Any stats on the past accuracy of intrade predictions? (i.e. 2006 elections)

Posted by: Leif at Nov 6, 2007 5:52:52 PM

NNT, wouldn't the percentage needed depend on the number of candidates in the field? Given that there are six Republican candidates who have >5% chance of winning according to intrade, I should think that would change things.

Posted by: Conor at Nov 6, 2007 6:22:45 PM

...I'm pretty sure that somewhere in Proverbs, it says (in the King James):

Talkest not about what thou knowest not, especially on topical blogs, lest thine ass be shown.
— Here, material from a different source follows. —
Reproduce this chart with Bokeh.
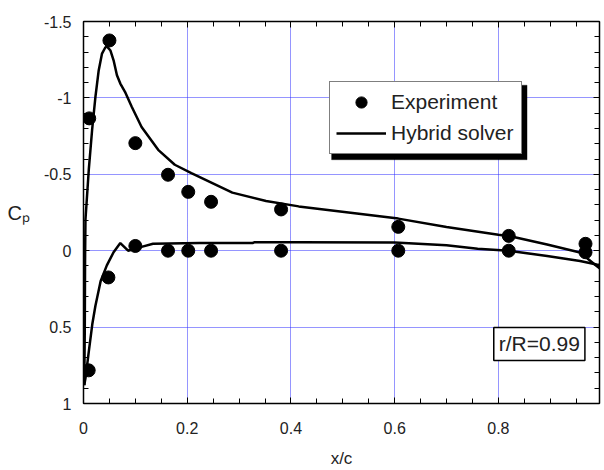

Posted by: shawn at Nov 6, 2007 6:32:15 PM

umm...how can Taleb not be familiar with the notion of prediction markets? What'm I missing here?

Posted by: shawn at Nov 6, 2007 6:43:30 PM

Polls are like balance sheets, they only capture the present (and dinosaur land line phone polls can be as misleading as Enron balance sheets).
Quotes from Intrade are of binary options. Options capture both the present and the future.

Posted by: Jay at Nov 6, 2007 7:36:23 PM

"This is strange. The problem is as follows: to have 9 pct prob. of winning he would need to have polls 15% between and 43%."

NNT, would you please answer one question for us.

Are you getting laid off by Moody's, S&P, or Fitch, because no one wants to buy your ratings of structured ABS products anymore?

Posted by: Jay at Nov 6, 2007 7:58:43 PM

The market is not exactly liquid. Let's consider the possibility that Paul's Internet-savvy supporters are bidding up his Intrade contracts to make him appear to important people far more likely to win than could possibly be the case (SERIOUSLY). (Or the closely related scenario that Paul's Intrade-aware supporters are buying the contracts in the self-deceptive optimism that he has a chance). That's a lot cheaper than a few TV or radio ads and it packs a lot more punch, among nerds at least. To sell these contracts you'd have to wait something like 6 months to get a ~8% ROI: i.e., barely worth it.

I say let's bid it up even more...slowly.